Yes, I do. I don’t know if it makes sense to handle all of the message types this way, but definitely for the most common ones.

Yes that was also the reason why I added the EndSession class and decided to hide publishing the message in the decorator so you could just return such and object and it will be published. You can always open an issue in the repository with a proposal of how you would hide these low-level details for other types of messages. There’s still much to implement in rhasspy-hermes-app.

DanielW · May 30, 2020, 2:39pm

@koan I played around with your API and created a simple Akinator (the guess a person by yes/no questions game) app using some Node api and a horrible way to use it from Python. (See https://github.com/DanielWe2/rhasspy-hermes-app/commit/d039fcc59c2ab44958f79c852f6da330afc7a232)

It was really simple using your API. I have some questions though:

Most of my intents do basically the same.
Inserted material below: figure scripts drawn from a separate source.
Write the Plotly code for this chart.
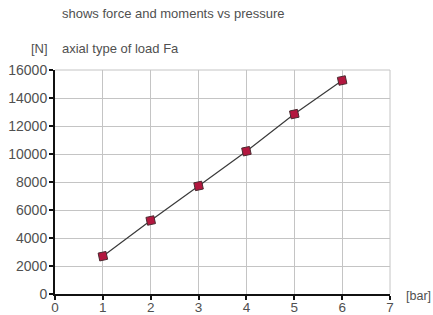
import plotly.graph_objects as go

pressure_bar = [1, 2, 3, 4, 5, 6]
force_fa_n = [2700, 5250, 7720, 10200, 12850, 15250]
x_ticks = [0, 1, 2, 3, 4, 5, 6, 7]
y_ticks = [0, 2000, 4000, 6000, 8000, 10000, 12000, 14000, 16000]

FONT = "Liberation Sans, Arial, Helvetica, sans-serif"
TXT = "#505050"

fig = go.Figure()
fig.add_trace(go.Scatter(
    x=pressure_bar, y=force_fa_n, mode="lines+markers",
    line=dict(color="#3a3a3a", width=1.2),
    marker=dict(symbol="square", size=8, angle=-12, color="#b3173f",
                line=dict(color="#4a2a30", width=1)),
    showlegend=False, cliponaxis=False,
))

axis_common = dict(
    showgrid=True, gridcolor="#c4c4c4", gridwidth=1,
    showline=True, linecolor="#111111", linewidth=2,
    ticks="outside", ticklen=4, tickwidth=1.5, tickcolor="#111111",
    zeroline=False, fixedrange=True, automargin=False,
)
fig.update_xaxes(range=[0, 7], tickmode="array", tickvals=x_ticks,
                 ticktext=[str(v) for v in x_ticks], ticklabelstandoff=-4,
                 tickfont=dict(family=FONT, size=13.5, color=TXT), **axis_common)
fig.update_yaxes(range=[0, 16000], tickmode="array", tickvals=y_ticks,
                 ticktext=[str(v) for v in y_ticks], ticklabelstandoff=-1,
                 tickfont=dict(family=FONT, size=14, color=TXT), **axis_common)

# top and right borders in grid color
fig.add_shape(type="line", xref="paper", yref="paper", x0=0, x1=1, y0=1, y1=1,
              line=dict(color="#c4c4c4", width=1), layer="below")
fig.add_shape(type="line", xref="paper", yref="paper", x0=1, x1=1, y0=0, y1=1,
              line=dict(color="#c4c4c4", width=1), layer="below")

ann = dict(xref="paper", yref="paper", showarrow=False,
           font=dict(family=FONT, size=13, color=TXT))
fig.add_annotation(text="shows force and moments vs pressure", x=0.015, y=1.254,
                   xanchor="left", yanchor="middle", **ann)
fig.add_annotation(text="[N]", x=-0.015, y=1.098, xanchor="right", yanchor="middle", **ann)
fig.add_annotation(text="axial type of load Fa", x=0.015, y=1.098,
                   xanchor="left", yanchor="middle", **ann)
fig.add_annotation(text="[bar]", x=1.042, y=-0.009, xanchor="left", yanchor="middle",
                   xref="paper", yref="paper", showarrow=False,
                   font=dict(family=FONT, size=12.5, color=TXT))

fig.update_layout(
    width=433, height=315,
    margin=dict(l=55, r=43, t=70, b=21),
    paper_bgcolor="white", plot_bgcolor="white",
    font=dict(family=FONT, color=TXT),
)
fig.write_html(
    "out.html",
    config={"displayModeBar": False},
    post_script="document.body.style.margin='0';document.body.style.overflow='hidden';",
)
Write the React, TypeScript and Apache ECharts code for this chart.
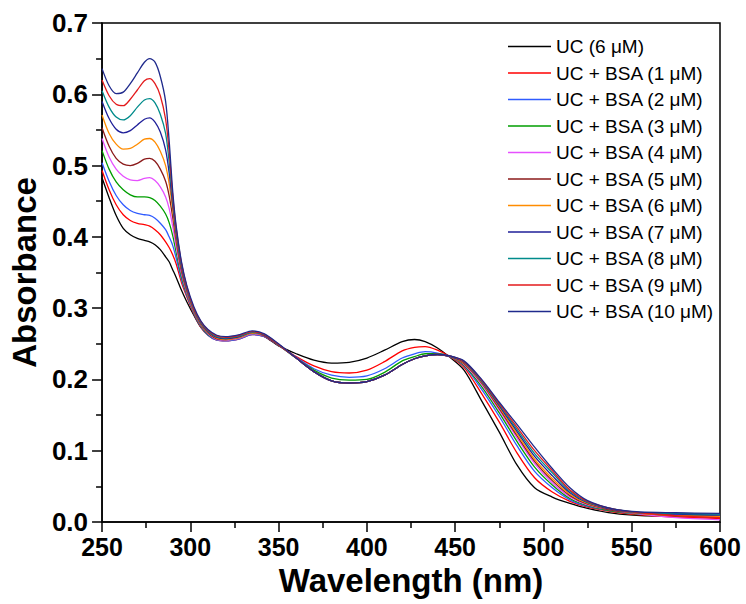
import React, { useEffect, useRef } from "react";
import * as echarts from "echarts";

const wavelengths = [250,254,258,262,266,270,274,277,280,283,286,288,290,292,295,298,302,306,310,315,320,328,335,342,350,360,370,380,390,400,410,420,427,433,440,447,455,465,475,485,495,505,515,525,540,555,575,600];

const seriesNames = [
  "UC (6 \u03bcM)",
  "UC + BSA (1 \u03bcM)",
  "UC + BSA (2 \u03bcM)",
  "UC + BSA (3 \u03bcM)",
  "UC + BSA (4 \u03bcM)",
  "UC + BSA (5 \u03bcM)",
  "UC + BSA (6 \u03bcM)",
  "UC + BSA (7 \u03bcM)",
  "UC + BSA (8 \u03bcM)",
  "UC + BSA (9 \u03bcM)",
  "UC + BSA (10 \u03bcM)",
];

const seriesColors = ["#000000","#ff0000","#2f5bff","#009e00","#e650ff","#8b1a1a","#ff8c00","#1f1f99","#008b8b","#e31a1c","#1f2a8c"];

const uc0 = [.483,.455,.430,.412,.403,.398,.395,.393,.389,.382,.372,.365,.354,.343,.325,.309,.290,.273,.263,.257,.257,.261,.265,.260,.247,.236,.227,.223,.224,.230,.241,.253,.256,.253,.244,.231,.213,.170,.126,.080,.048,.035,.026,.019,.012,.009,.008,.007];
const bsa1 = [.493,.466,.445,.431,.423,.419,.417,.415,.410,.403,.393,.385,.375,.362,.336,.316,.292,.273,.262,.255,.254,.257,.263,.260,.248,.232,.219,.211,.209,.213,.225,.240,.245,.246,.241,.232,.217,.180,.140,.097,.062,.042,.029,.021,.014,.010,.007,.005];
const bsa2 = [.504,.478,.458,.445,.437,.433,.431,.430,.426,.419,.410,.400,.388,.370,.340,.318,.293,.274,.262,.255,.254,.257,.263,.260,.248,.231,.215,.206,.203,.205,.215,.230,.236,.239,.237,.232,.219,.186,.148,.107,.071,.048,.031,.022,.015,.011,.010,.009];
const bsa3 = [.521,.495,.477,.466,.459,.456,.456,.455,.451,.443,.432,.420,.402,.378,.344,.320,.294,.275,.263,.256,.255,.258,.264,.261,.248,.230,.213,.202,.199,.200,.210,.226,.232,.236,.236,.232,.220,.190,.153,.113,.077,.052,.033,.023,.015,.011,.009,.008];
const bsa4 = [.538,.512,.495,.485,.480,.479,.482,.483,.479,.470,.456,.440,.415,.386,.348,.322,.295,.276,.264,.256,.255,.258,.264,.261,.248,.230,.211,.198,.195,.197,.206,.221,.229,.233,.235,.232,.221,.193,.157,.118,.082,.055,.035,.024,.016,.011,.006,.003];
const bsa5 = [.553,.527,.510,.502,.500,.503,.509,.510,.506,.495,.478,.458,.428,.394,.352,.324,.296,.277,.265,.257,.256,.259,.265,.261,.248,.230,.211,.198,.195,.197,.206,.221,.229,.233,.235,.232,.222,.195,.159,.121,.085,.058,.037,.025,.016,.012,.009,.008];
const bsa6 = [.571,.545,.530,.523,.524,.530,.537,.538,.533,.520,.500,.475,.438,.400,.356,.326,.297,.278,.266,.258,.256,.259,.265,.262,.249,.230,.211,.198,.195,.197,.206,.221,.229,.233,.235,.232,.223,.196,.161,.124,.088,.061,.039,.026,.017,.012,.009,.008];
const bsa7 = [.590,.566,.551,.546,.549,.557,.565,.567,.561,.547,.522,.490,.445,.404,.358,.327,.298,.279,.267,.259,.257,.260,.266,.262,.249,.230,.211,.198,.195,.197,.206,.221,.229,.233,.235,.232,.224,.197,.163,.127,.092,.065,.041,.027,.017,.013,.011,.010];
const bsa8 = [.605,.582,.568,.564,.570,.582,.592,.594,.588,.572,.545,.505,.452,.408,.361,.329,.299,.280,.268,.260,.258,.261,.266,.263,.249,.230,.211,.198,.195,.197,.206,.221,.229,.233,.235,.233,.225,.198,.165,.130,.096,.069,.043,.028,.018,.013,.012,.011];
const bsa9 = [.620,.598,.586,.584,.593,.606,.619,.622,.615,.598,.565,.520,.458,.412,.363,.330,.300,.281,.269,.261,.259,.262,.267,.263,.249,.230,.211,.198,.195,.197,.206,.221,.229,.233,.235,.233,.225,.199,.166,.133,.100,.072,.045,.029,.018,.013,.009,.006];
const bsa10 = [.636,.612,.601,.603,.615,.630,.645,.650,.645,.625,.590,.535,.465,.415,.365,.332,.302,.282,.270,.262,.260,.263,.268,.264,.250,.230,.211,.198,.195,.197,.206,.221,.229,.233,.235,.233,.226,.200,.168,.137,.105,.075,.048,.030,.018,.014,.013,.012];

const allSeries = [uc0, bsa1, bsa2, bsa3, bsa4, bsa5, bsa6, bsa7, bsa8, bsa9, bsa10];

const xTicks = [250, 300, 350, 400, 450, 500, 550, 600];
const yTicks = [0, 0.1, 0.2, 0.3, 0.4, 0.5, 0.6, 0.7];

export default function App() {
  const ref = useRef<HTMLDivElement>(null);
  useEffect(() => {
    if (!ref.current) return;
    const chart = echarts.init(ref.current, null, { renderer: "svg" });
    const font = "'Liberation Sans', Arial, sans-serif";
    chart.setOption({
      animation: false,
      backgroundColor: "#ffffff",
      grid: {
        left: 100,
        right: 26,
        top: 23,
        bottom: 82,
        show: true,
        borderColor: "#000",
        borderWidth: 1.5,
        backgroundColor: "transparent",
      },
      legend: {
        orient: "vertical",
        left: 503,
        top: 32,
        itemWidth: 43,
        itemHeight: 18,
        itemGap: 7.5,
        icon: "path://M0,0 L43,0 L43,1.4 L0,1.4 Z",
        symbolKeepAspect: true,
        data: seriesNames,
        textStyle: {
          fontFamily: font,
          fontSize: 19,
          lineHeight: 18,
          color: "#000",
        },
      },
      xAxis: {
        type: "value",
        min: xTicks[0],
        max: xTicks[xTicks.length - 1],
        interval: 50,
        name: "Wavelength (nm)",
        nameLocation: "middle",
        nameGap: 40,
        nameTextStyle: { fontFamily: font, fontWeight: "bold", fontSize: 33, color: "#000" },
        axisLine: { lineStyle: { color: "#000", width: 1.5 } },
        axisTick: { show: true, length: 10, lineStyle: { color: "#000", width: 1.5 } },
        minorTick: { show: true, splitNumber: 2, length: 6, lineStyle: { color: "#000", width: 1.5 } },
        splitLine: { show: false },
        axisLabel: {
          margin: 12,
          fontFamily: font,
          fontWeight: "bold",
          fontSize: 25,
          color: "#000",
          formatter: (v: number) => String(Math.round(v)),
        },
      },
      yAxis: {
        type: "value",
        min: yTicks[0],
        max: yTicks[yTicks.length - 1],
        interval: 0.1,
        name: "Absorbance",
        nameLocation: "middle",
        nameGap: 56,
        nameTextStyle: { fontFamily: font, fontWeight: "bold", fontSize: 33, color: "#000" },
        axisLine: { show: true, lineStyle: { color: "#000", width: 1.5 } },
        axisTick: { show: true, length: 10, lineStyle: { color: "#000", width: 1.5 } },
        minorTick: { show: true, splitNumber: 2, length: 6, lineStyle: { color: "#000", width: 1.5 } },
        splitLine: { show: false },
        axisLabel: {
          margin: 14,
          fontFamily: font,
          fontWeight: "bold",
          fontSize: 26,
          color: "#000",
          formatter: (v: number) => v.toFixed(1),
        },
      },
      series: allSeries.map((vals, i) => ({
        name: seriesNames[i],
        type: "line",
        symbol: "none",
        smooth: 0.3,
        color: seriesColors[i],
        lineStyle: { width: 1.3, color: seriesColors[i] },
        data: wavelengths.map((w, j) => [w, vals[j]]),
        z: 2 + i,
      })),
    });
    return () => chart.dispose();
  }, []);
  return (
    <div
      ref={ref}
      style={{ position: "fixed", left: 0, top: 0, width: 746, height: 604 }}
    />
  );
}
Is there a way to have one handler for multiple intents and figure out the intent name in the handler?
How do I handle the case when the user answers something that doesn’t match the intents from intent_filter? Currently it breaks the game. I would like play some help message in that case.
The game uses very generic intents like “yes” . We would need a way to only enable them in Rhasspy once the game has started.

koan · May 30, 2020, 2:57pm

Personally I prefer many short handlers instead of one big handler with an if/elif/else block, but I can see your point that for the one-line handlers in your example the latter approach can be useful. So you want a handler that runs on all intents or only on a specific list of intents?

I can add a decorator for the intentNotRecognized message. You can then let a handler react to this with a help message.

I think I saw a discussion about this in the last few weeks, but I can’t remember where (GitHub or the forum here). Rhasspy should indeed have a way to configure a specific intent as disabled by default.